Living on a farm six hours by car away from any major hospital is maybe not the sort of thing you would do if you were a HAE patient. Cindy Hughes is – and she does. “A country girl born and bred, I wouldn’t survive in the city”

My HAE symptoms began when I was about seven years old. Before then my mother had spent 14 years with regular stomach cramps, vomiting, and diarrhea as well as throat, hand and feet swellings. Doctors told her she had a virus or the parasitic disease giardiasis or that the symptoms were related to farming. When I started to have the exact same symptoms it was decided to test for genetic conditions. After three weeks in hospital, countless tests, and having my appendix removed to be on the safe side, I was diagnosed with HAE. After our HAE diagnoses, my mother and I travelled 1,800 kilometers to visit a specialist where we were advised that the only treatment available was steroids and we should avoid these due to side effects. The hospital could store fresh frozen plasma, which in the event of a throat swelling could be flown out to us. We also kept an EpiPen to buy us time before we reached hospital. However, six hours of rough roads were hard to tolerate during the pain of an attack and often it would start to resolve itself by the time we arrived anyway. In the wet season we could be cut off for up to three months at a time.
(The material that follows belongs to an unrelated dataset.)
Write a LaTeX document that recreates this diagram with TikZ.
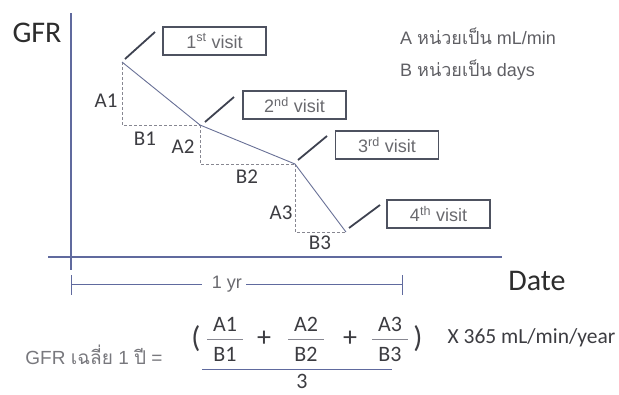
\documentclass[tikz,border=0pt]{standalone}
\usepackage{fontspec}
\setmainfont{Carlito}
\newfontfamily\arialfont{Liberation Sans}
\newfontfamily\thaifont[Script=Thai]{Loma}
\usetikzlibrary{positioning}

\definecolor{axisc}{RGB}{96,106,158}
\definecolor{trendc}{RGB}{104,112,150}
\definecolor{guidec}{RGB}{135,135,145}
\definecolor{boxc}{RGB}{78,82,96}
\definecolor{pointc}{RGB}{62,66,80}
\definecolor{titlec}{RGB}{45,45,45}
\definecolor{lblc}{RGB}{60,60,65}
\definecolor{visitc}{RGB}{105,105,110}
\definecolor{notec}{RGB}{95,95,100}
\definecolor{meanc}{RGB}{120,120,125}

\begin{document}
\begin{tikzpicture}[
    x=1pt, y=-1pt,
    axisline/.style={draw=axisc, line width=1.3pt},
    trend/.style={draw=trendc, line width=0.9pt},
    guide/.style={draw=guidec, dash pattern=on 3pt off 2pt, line width=0.8pt},
    visitbox/.style={rectangle, draw=boxc, line width=1.4pt, minimum width=103pt, minimum height=28pt, inner sep=0pt, text=visitc, font=\arialfont\fontsize{18}{20}\selectfont},
    pointer/.style={draw=pointc, line width=1.8pt},
    lbl/.style={inner sep=0pt, text=lblc, font=\fontsize{21}{23}\selectfont},
    fracnum/.style={inner sep=0pt, text=lblc, font=\fontsize{22}{24}\selectfont},
    fracbar/.style={draw=axisc, line width=1pt},
    note/.style={inner sep=0pt, anchor=west, text=notec, font=\arialfont\fontsize{18}{20}\selectfont}
]
\useasboundingbox (0,0) rectangle (619,394);

% Axes
\coordinate (ytop) at (71,13);
\coordinate (ybot) at (71,270);
\coordinate (xleft) at (48,257);
\coordinate (xright) at (502,257);
\draw[axisline] (ytop) -- (ybot);
\draw[axisline] (xleft) -- (xright);
\node[text=titlec, font=\fontsize{30}{32}\selectfont] (gfr) at (37,33) {GFR};
\node[text=titlec, font=\fontsize{30}{32}\selectfont] (date) at (537,281) {Date};

% Visits
\coordinate (p1) at (122,62);
\coordinate (p2) at (200,125);
\coordinate (p3) at (295,164);
\coordinate (p4) at (346,232);
\coordinate (c1) at (p1 |- p2);
\coordinate (c2) at (p2 |- p3);
\coordinate (c3) at (p3 |- p4);
\draw[guide] (p1) -- (c1) -- (p2);
\draw[guide] (p2) -- (c2) -- (p3);
\draw[guide] (p3) -- (c3) -- (p4);
\draw[trend] (p1) -- (p2) -- (p3) -- (p4);

\node[lbl] (a1) at (106,101) {A1};
\node[lbl] (b1) at (145,139) {B1};
\node[lbl] (a2) at (183,147) {A2};
\node[lbl] (b2) at (247,177) {B2};
\node[lbl] (a3) at (281,213) {A3};
\node[lbl] (b3) at (320,243) {B3};

\node[visitbox] (v1) at (214.5,41) {1\textsuperscript{st} visit};
\node[visitbox] (v2) at (294.5,105) {2\textsuperscript{nd} visit};
\node[visitbox] (v3) at (387,145) {3\textsuperscript{rd} visit};
\node[visitbox] (v4) at (438.5,214) {4\textsuperscript{th} visit};

\coordinate (t1) at (125,59);  \coordinate (u1) at (155,32);
\coordinate (t2) at (205,122); \coordinate (u2) at (234,97);
\coordinate (t3) at (298,160); \coordinate (u3) at (327,136);
\coordinate (t4) at (349,228); \coordinate (u4) at (380,205);
\foreach \i in {1,...,4}
  \draw[pointer] (t\i) -- (u\i);

% Units
\node[note] (unita) at (400,36) {A {\thaifont หน่วยเป็น} mL/min};
\node[note] (unitb) at (400,70) {B {\thaifont หน่วยเป็น} days};

% One year span
\coordinate (yl) at (71,284);
\coordinate (yr) at (402,284);
\node[inner sep=0pt, text=visitc, font=\arialfont\fontsize{18}{20}\selectfont] (year) at (227,284) {1 yr};
\draw[axisline, line width=1pt] (71,275) -- (71,295);
\draw[axisline, line width=1pt] (402,275) -- (402,295);
\draw[axisline, line width=1pt] (yl) -- ([xshift=-10pt]year.west);
\draw[axisline, line width=1pt] ([xshift=4pt]year.east) -- (yr);

% Formula
\node[inner sep=0pt, text=meanc, font=\arialfont\fontsize{19}{21}\selectfont] (mean) at (94,355) {GFR {\thaifont เฉลี่ย} 1 {\thaifont ปี} =};
\node[fracnum, font=\fontsize{30}{32}\selectfont] (lpar) at (196,339) {(};
\node[fracnum, font=\fontsize{30}{32}\selectfont] (rpar) at (418,339) {)};
\foreach \x/\i in {225/1,306/2,390/3} {
  \node[fracnum] (fa\i) at (\x,324) {A\i};
  \node[fracnum] (fb\i) at (\x,354) {B\i};
  \coordinate (bl\i) at (\x-18,339);
  \coordinate (br\i) at (\x+18,339);
  \draw[fracbar, draw=guidec] (bl\i) -- (br\i);
}
\node[fracnum, font=\fontsize{28}{30}\selectfont] (plus1) at (264,339) {+};
\node[fracnum, font=\fontsize{28}{30}\selectfont] (plus2) at (350,339) {+};
\node[fracnum, font=\fontsize{21.5}{23}\selectfont] (times) at (531.5,338) {X 365 mL/min/year};
\coordinate (ml) at (202,369);
\coordinate (mr) at (392,369);
\draw[fracbar] (ml) -- (mr);
\node[fracnum] (three) at (302,381) {3};

\end{tikzpicture}
\end{document}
We were strongly advised to change our lifestyle and move to the city as both my mother and I could possibly die if we stayed in the outback.
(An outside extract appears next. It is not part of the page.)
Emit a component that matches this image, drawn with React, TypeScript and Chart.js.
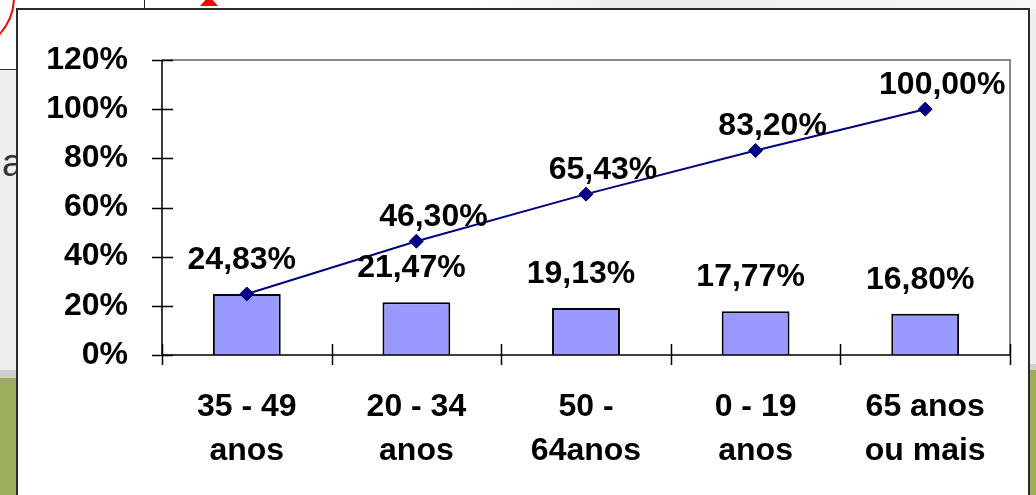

As a child I would get abdominal swellings about every six weeks and peripheral swellings started when I was 13. We had a four-hour drive of very rough road in order to get to a small hospital and then further two hours drive to a larger hospital with an intensive care unit. You can imagine that unless it was a throat swelling, we never went to hospital for treatment. We just suffered it out at home. Whenever I got sick I would lie on the couch close to the toilet and try to sleep it off. I can remember lying there as a kid and feeling as though I was floating; I waved my hand in front of my face and I could see three of them. The pain and vomiting was so bad that I would either pass out or hyperventilate, sometimes both. Fortunately I didn’t have any throat swellings as a child or in my teenage years as I honestly don’t think I would be here today if that had been the case. We were only given adrenaline for throat swellings and even with the flying doctor, it would still be up to three hours before they could get you to a hospital. Mum had one throat swelling that we knew of and luckily it must have been a mild one and she just happened to be in town when it occurred. Not that the hospital would have been able to do much for her as they didn’t even have the right medication.

I had my first serious throat swelling at the age of 21, it left me gasping for air and struggling to breathe. My husband rushed me to our small town where the matron gave me adrenalin and the attack subsided. It was decided that the Royal Flying Doctor Service was not needed. This is always a difficult decision because it is extremely expensive and very inconvenient to all concerned. It also involves a 12 hour round trip for a family member to pick you up afterwards and at least three days out of action – so indeed it’s something to be avoided unless absolutely necessary.

One particular doctor tried to tell my mother that she would have to move to town or she would die out there on the cattle property. We never saw that doctor again and that was how it was. We never ever let HAE dictate what we did, we just continued on as normal and did the very best we could with the hand we’d been dealt. I missed quite a few days during high school, but I always managed to catch up. I went to boarding school in Charters Towers to complete my secondary school education. I was enrolled to go to university to study nursing, but took a gap year to help care for my mother as she was sick with breast cancer. During that year my mother died so I never went to the university but stayed home to help the family run the cattle station. A few years later I moved in with my husband on his family’s cattle station – and that’s where I am today, sharing our lives with three sons and a daughter.

I finally made ground-breaking progress when I found the HAEi website and learned about other treatments available. After attending a patient meeting in Sydney I soon realized how very little our healthcare providers had been able to tell us about treating an acute attack. Of course the people at our hospital did their best but until recently they have not had access to up to date information or treatments. With the help of a specialist doctor we were able to secure a supply of more recently approved medicine to have at home and an alternative for the hospital to keep – even if it was six hours away.

Living in a remote and isolated location is challenging at the best of times but when you have a life threatening illness it is definitely not for the faint hearted. Equally, living on a family owned cattle station can be highly stressful and very physically demanding. Riding horses, motorbikes, fencing, operating machinery and lifting heavy feedbags are all in a days work. You are responsible for the wellbeing of your livestock, which means long hours and being on call 24 hours, 7 days a week. Farming is a very volatile industry being reliant on the weather and prices vary from week to week. No rain equals no grass equals no income. Management decisions you make every day affect the livelihoods of your family. However, it is also very rewarding and the freedom and lifestyle it provides is something that I wouldn’t trade for anything.